If you are like me, for most of your life you thought of the autoharp as a fake instrument for nursery school teachers and people who are too lazy to learn guitar.
My opinion began to change when I saw a Johnny Cash tribute on TV (not the recent one, but a 1999 TBS one) on which June Carter Cash--70 years old and gorgeous--sang "Ring Of Fire" and accompanied herself on the autoharp. I got more interested when I read Will You Miss Me When I'm Gone? and learned that Sara Carter played the autoharp. I decided I would get one, especially since I hate playing electronic keyboards and that was my only possible accompaniment when I lead music activities at school or Scouts. Then I found out that autoharps are really, really expensive. In the meantime I realized that schoolkids and Scouts don't know or care if you are playing D, G and A7 (works better than C, F and G7 for my voice and hands) on every song and I started trundling the guitar around.
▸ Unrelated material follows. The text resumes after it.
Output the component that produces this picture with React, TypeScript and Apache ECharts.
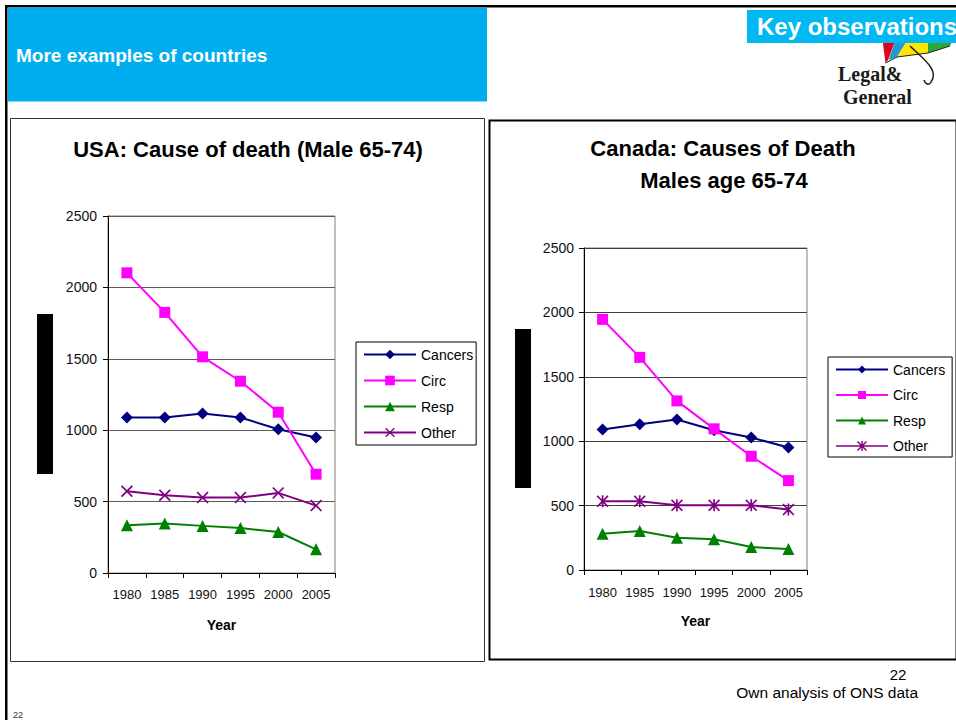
import React, { useEffect, useRef } from "react";
import * as echarts from "echarts";

const years = ["1980", "1985", "1990", "1995", "2000", "2005"];
const seriesNames = ["Cancers", "Circ", "Resp", "Other"];
const usaCancers = [1089, 1089, 1117, 1089, 1007, 949];
const usaCirc = [2102, 1825, 1514, 1343, 1126, 692];
const usaResp = [335, 346, 330, 315, 287, 166];
const usaOther = [572, 544, 528, 528, 561, 472];
const canCancers = [1091, 1132, 1169, 1085, 1029, 951];
const canCirc = [1946, 1651, 1313, 1096, 883, 694];
const canResp = [282, 302, 251, 238, 178, 163];
const canOther = [533, 533, 502, 502, 502, 469];
const yMin = 0;
const yMax = 2500;
const yStep = 500;

const colors = { Cancers: "#000080", Circ: "#FF00FF", Resp: "#008000", Other: "#800080" };
const FONT = "'Liberation Sans', Arial, sans-serif";
const SERIF = "'Liberation Serif', 'DejaVu Serif', serif";
const XSYM = "path://M1,0L5,4L9,0L10,1L6,5L10,9L9,10L5,6L1,10L0,9L4,5L0,1Z";
const STAR =
  "path://M1,0L5,4L9,0L10,1L6,5L10,9L9,10L5,6L1,10L0,9L4,5L0,1Z M4.3,0L5.7,0L5.7,10L4.3,10Z";
const STAR_LEGEND =
  "path://M0,4.2L52,4.2L52,5.8L0,5.8Z M22,0L26,4L30,0L31,1L27,5L31,9L30,10L26,6L22,10L21,9L25,5L21,1Z M25.3,0L26.7,0L26.7,10L25.3,10Z";

function makeSeries(name: string, data: number[], idx: number, symbol: string, size: number) {
  return {
    type: "line",
    name,
    data,
    xAxisIndex: idx,
    yAxisIndex: idx,
    symbol,
    symbolSize: size,
    showAllSymbol: true,
    lineStyle: { color: (colors as any)[name], width: 2 },
    itemStyle: { color: (colors as any)[name] },
    emphasis: { disabled: true },
  };
}

function axisPair(idx: number, labelMarginY: number, labelMarginX: number, nameGap: number, gridColor: string) {
  const x = {
    type: "category",
    gridIndex: idx,
    data: years,
    boundaryGap: true,
    axisLine: { show: true, lineStyle: { color: "#000", width: 1 } },
    axisTick: { show: true, length: 5, alignWithLabel: false, interval: 0, lineStyle: { color: "#000" } },
    axisLabel: { interval: 0, fontSize: 13, color: "#111", fontFamily: FONT, margin: labelMarginX },
    splitLine: { show: false },
    name: "Year",
    nameLocation: "middle",
    nameGap,
    nameTextStyle: { fontSize: 14, fontWeight: "bold", color: "#000", fontFamily: FONT },
  };
  const y = {
    type: "value",
    gridIndex: idx,
    min: yMin,
    max: yMax,
    interval: yStep,
    axisLine: { show: true, lineStyle: { color: "#000", width: 1 } },
    axisTick: { show: true, length: 5, lineStyle: { color: "#000" } },
    axisLabel: {
      fontSize: 14,
      color: "#111",
      fontFamily: FONT,
      margin: labelMarginY,
      formatter: (v: number) => String(v),
    },
    splitLine: { show: true, lineStyle: { color: gridColor, width: 1 } },
  };
  return { x, y };
}

export default function App() {
  const ref = useRef<HTMLDivElement>(null);
  useEffect(() => {
    document.body.style.margin = "0";
    if (!ref.current) return;
    const chart = echarts.init(ref.current, undefined, { renderer: "svg" });
    const a0 = axisPair(0, 11, 15, 45, "#5a5a5a");
    const a1 = axisPair(1, 10, 16, 44, "#404040");
    const legendText = { fontSize: 14, color: "#000", fontFamily: FONT };
    const option: any = {
      animation: false,
      backgroundColor: "#fff",
      grid: [
        { left: 108, top: 216, width: 227, height: 357, show: true, borderColor: "#808080", borderWidth: 1, backgroundColor: "transparent" },
        { left: 584, top: 248, width: 223, height: 322, show: true, borderColor: "#808080", borderWidth: 1, backgroundColor: "transparent" },
      ],
      xAxis: [a0.x, a1.x],
      yAxis: [a0.y, a1.y],
      legend: [
        {
          orient: "vertical",
          left: 356,
          top: 342,
          data: seriesNames,
          itemWidth: 52,
          itemHeight: 12,
          itemGap: 12,
          padding: [5.5, 3, 5.5, 7],
          borderColor: "#000",
          borderWidth: 1,
          textStyle: legendText,
          selectedMode: false,
        },
        {
          orient: "vertical",
          left: 828,
          top: 357,
          data: ["Cancers", "Circ", "Resp", { name: "Other", icon: STAR_LEGEND }],
          itemWidth: 52,
          itemHeight: 10,
          itemGap: 11.5,
          padding: [5.5, 7, 4, 7],
          borderColor: "#000",
          borderWidth: 1,
          textStyle: legendText,
          selectedMode: false,
        },
      ],
      series: [
        makeSeries("Cancers", usaCancers, 0, "diamond", 12),
        makeSeries("Circ", usaCirc, 0, "rect", 11),
        makeSeries("Resp", usaResp, 0, "triangle", 12),
        makeSeries("Other", usaOther, 0, XSYM, 12),
        makeSeries("Cancers", canCancers, 1, "diamond", 12),
        makeSeries("Circ", canCirc, 1, "rect", 11),
        makeSeries("Resp", canResp, 1, "triangle", 12),
        makeSeries("Other", canOther, 1, STAR, 12),
      ],
      graphic: [
        // page frame
        { type: "rect", shape: { x: 5, y: 5, width: 951, height: 2.5 }, style: { fill: "#000" } },
        { type: "rect", shape: { x: 5, y: 5, width: 2.5, height: 715 }, style: { fill: "#000" } },
        // header
        { type: "rect", shape: { x: 8, y: 7.5, width: 479, height: 94 }, style: { fill: "#00AEEF" } },
        {
          type: "text",
          x: 16,
          y: 55,
          style: { text: "More examples of countries", fill: "#fff", fontSize: 19, fontWeight: "bold", fontFamily: FONT, align: "left", verticalAlign: "middle" },
        },
        // umbrella logo
        { type: "polygon", shape: { points: [[882, 36], [897, 36], [888, 60], [885.5, 63]] }, style: { fill: "#E2001A" } },
        { type: "polygon", shape: { points: [[897, 36], [910, 36], [897, 57], [888.5, 60]] }, style: { fill: "#1E9BD7" } },
        { type: "polygon", shape: { points: [[910, 36], [928, 36], [928, 53], [897, 57]] }, style: { fill: "#FFE500" } },
        { type: "polygon", shape: { points: [[928, 36], [954, 36], [950, 46], [928, 53]] }, style: { fill: "#2DA836" } },
        { type: "polyline", shape: { points: [[885.5, 63], [897, 57], [928, 53], [950, 46]] }, style: { stroke: "#222", lineWidth: 1, fill: "none" } },
        { type: "bezierCurve", shape: { x1: 910, y1: 46, x2: 931, y2: 82, cpx1: 922, cpy1: 58, cpx2: 940, cpy2: 70 }, style: { stroke: "#222", lineWidth: 1.5, fill: "none" } },
        { type: "bezierCurve", shape: { x1: 931, y1: 82, x2: 924, y2: 80, cpx1: 929, cpy1: 86, cpx2: 925, cpy2: 84 }, style: { stroke: "#222", lineWidth: 1.5, fill: "none" } },
        {
          type: "text",
          x: 838,
          y: 74,
          style: { text: "Legal&", fill: "#1a1a1a", fontSize: 20, fontWeight: "bold", fontFamily: SERIF, align: "left", verticalAlign: "middle" },
        },
        {
          type: "text",
          x: 843,
          y: 96.5,
          style: { text: "General", fill: "#1a1a1a", fontSize: 20, fontWeight: "bold", fontFamily: SERIF, align: "left", verticalAlign: "middle" },
        },
        // key observations
        { type: "rect", shape: { x: 747, y: 10, width: 209, height: 33 }, style: { fill: "#00B9F2" } },
        {
          type: "text",
          x: 757,
          y: 26.5,
          style: { text: "Key observations", fill: "#fff", fontSize: 24, fontWeight: "bold", fontFamily: FONT, align: "left", verticalAlign: "middle" },
        },
        // chart boxes
        { type: "rect", shape: { x: 10.5, y: 118.5, width: 474, height: 543 }, style: { fill: "none", stroke: "#333", lineWidth: 1 } },
        { type: "rect", shape: { x: 489.5, y: 120.5, width: 467, height: 539 }, style: { fill: "none", stroke: "#000", lineWidth: 2 } },
        // titles
        {
          type: "text",
          x: 248,
          y: 149,
          style: { text: "USA: Cause of death (Male 65-74)", fill: "#000", fontSize: 22, fontWeight: "bold", fontFamily: FONT, align: "center", verticalAlign: "middle" },
        },
        {
          type: "text",
          x: 723,
          y: 148,
          style: { text: "Canada: Causes of Death", fill: "#000", fontSize: 22, fontWeight: "bold", fontFamily: FONT, align: "center", verticalAlign: "middle" },
        },
        {
          type: "text",
          x: 724,
          y: 180,
          style: { text: "Males age 65-74", fill: "#000", fontSize: 22, fontWeight: "bold", fontFamily: FONT, align: "center", verticalAlign: "middle" },
        },
        // redaction bars
        { type: "rect", shape: { x: 37, y: 314, width: 16, height: 160 }, style: { fill: "#000" } },
        { type: "rect", shape: { x: 515, y: 329, width: 16, height: 159 }, style: { fill: "#000" } },
        // footer
        {
          type: "text",
          x: 898,
          y: 674,
          style: { text: "22", fill: "#000", fontSize: 15, fontFamily: FONT, align: "center", verticalAlign: "middle" },
        },
        {
          type: "text",
          x: 918,
          y: 692,
          style: { text: "Own analysis of ONS data", fill: "#000", fontSize: 15.5, fontFamily: FONT, align: "right", verticalAlign: "middle" },
        },
        {
          type: "text",
          x: 13,
          y: 715,
          style: { text: "22", fill: "#333", fontSize: 9, fontFamily: FONT, align: "left", verticalAlign: "middle" },
        },
      ],
    };
    chart.setOption(option);
    return () => chart.dispose();
  }, []);
  return <div ref={ref} style={{ width: 956, height: 720 }} />;
}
I didn't forget about the autoharp, though--it has a special sound that's different from a guitar and it really has a place in Appalachian music, which interests me. (I also have a yen to learn mandolin but talk about expensive. A friend of ours bought a cheap mandolin and warned me away.) So I mentioned it to a friend who is a music minister and she said her church had a closet full of autoharps gathering dust. I got one on permanent loan. The only problem was it was really, really out of tune. I tried tuning it with every socket wrench head in the basement, and then with a combination of pliers and a crescent wrench. Painful and not entirely successful. The autoharp sat in the corner of the sunroom for a couple of years.
And then last week I thought, there has to be a tool for this. Froogle search for "autoharp tuning tool" turned one up at an Amazon affiliate for $2.99. Of course it should be a national law that one of these tuning wrenches is inside every autoharp case but what can you do?
So now my autoharp is tuned and I am practicing strums and singing "This Land Is Your Land," "Who Knows Where I'm Going," "Good Night Irene" and "Are You Lonesome Tonight?" Only 6 years after the first vague stirring of autoharp lust.
If there's something you need to move your life forward, do me a favor and find out if it only costs $2.99 plus shipping. You'll be glad you did.